#### Dataset section ####
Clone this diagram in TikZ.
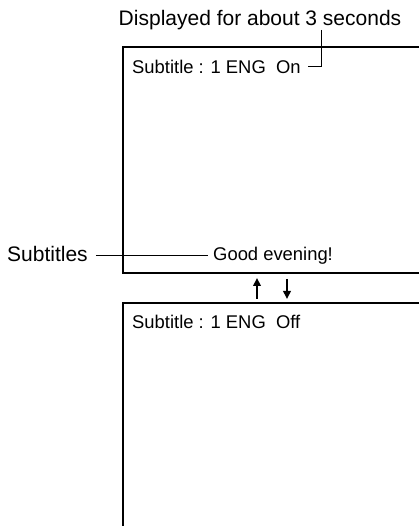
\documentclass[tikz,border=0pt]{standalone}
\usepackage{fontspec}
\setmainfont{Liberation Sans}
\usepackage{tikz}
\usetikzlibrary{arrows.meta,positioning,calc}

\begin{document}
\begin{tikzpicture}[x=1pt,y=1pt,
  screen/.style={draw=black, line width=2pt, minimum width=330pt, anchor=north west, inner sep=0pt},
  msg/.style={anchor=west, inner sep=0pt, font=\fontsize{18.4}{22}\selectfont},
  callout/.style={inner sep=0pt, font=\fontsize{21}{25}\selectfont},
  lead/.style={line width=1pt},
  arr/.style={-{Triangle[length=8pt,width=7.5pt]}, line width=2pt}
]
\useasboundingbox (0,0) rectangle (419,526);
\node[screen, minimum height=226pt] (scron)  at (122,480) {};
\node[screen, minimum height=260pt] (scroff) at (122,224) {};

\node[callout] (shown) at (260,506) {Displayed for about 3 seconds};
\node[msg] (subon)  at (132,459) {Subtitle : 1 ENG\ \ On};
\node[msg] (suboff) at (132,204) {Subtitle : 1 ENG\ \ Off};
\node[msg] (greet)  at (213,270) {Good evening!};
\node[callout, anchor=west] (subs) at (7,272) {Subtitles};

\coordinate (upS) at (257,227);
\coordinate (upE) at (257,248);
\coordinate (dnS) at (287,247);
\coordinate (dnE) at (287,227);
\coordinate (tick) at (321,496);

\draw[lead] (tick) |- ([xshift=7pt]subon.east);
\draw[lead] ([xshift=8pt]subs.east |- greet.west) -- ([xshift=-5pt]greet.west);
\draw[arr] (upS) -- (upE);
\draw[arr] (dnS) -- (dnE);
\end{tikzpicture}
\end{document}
####
▸ **Instructions to follow**: Extract every line of the data exactly; pictures stay out.

▸ **Task solution**:
Clone this diagram in TikZ.
\documentclass[tikz,border=0pt]{standalone}
\usepackage{fontspec}
\setmainfont{Liberation Sans}
\usepackage{tikz}
\usetikzlibrary{arrows.meta,positioning,calc}

\begin{document}
\begin{tikzpicture}[x=1pt,y=1pt,
  screen/.style={draw=black, line width=2pt, minimum width=330pt, anchor=north west, inner sep=0pt},
  msg/.style={anchor=west, inner sep=0pt, font=\fontsize{18.4}{22}\selectfont},
  callout/.style={inner sep=0pt, font=\fontsize{21}{25}\selectfont},
  lead/.style={line width=1pt},
  arr/.style={-{Triangle[length=8pt,width=7.5pt]}, line width=2pt}
]
\useasboundingbox (0,0) rectangle (419,526);
\node[screen, minimum height=226pt] (scron)  at (122,480) {};
\node[screen, minimum height=260pt] (scroff) at (122,224) {};

\node[callout] (shown) at (260,506) {Displayed for about 3 seconds};
\node[msg] (subon)  at (132,459) {Subtitle : 1 ENG\ \ On};
\node[msg] (suboff) at (132,204) {Subtitle : 1 ENG\ \ Off};
\node[msg] (greet)  at (213,270) {Good evening!};
\node[callout, anchor=west] (subs) at (7,272) {Subtitles};

\coordinate (upS) at (257,227);
\coordinate (upE) at (257,248);
\coordinate (dnS) at (287,247);
\coordinate (dnE) at (287,227);
\coordinate (tick) at (321,496);

\draw[lead] (tick) |- ([xshift=7pt]subon.east);
\draw[lead] ([xshift=8pt]subs.east |- greet.west) -- ([xshift=-5pt]greet.west);
\draw[arr] (upS) -- (upE);
\draw[arr] (dnS) -- (dnE);
\end{tikzpicture}
\end{document}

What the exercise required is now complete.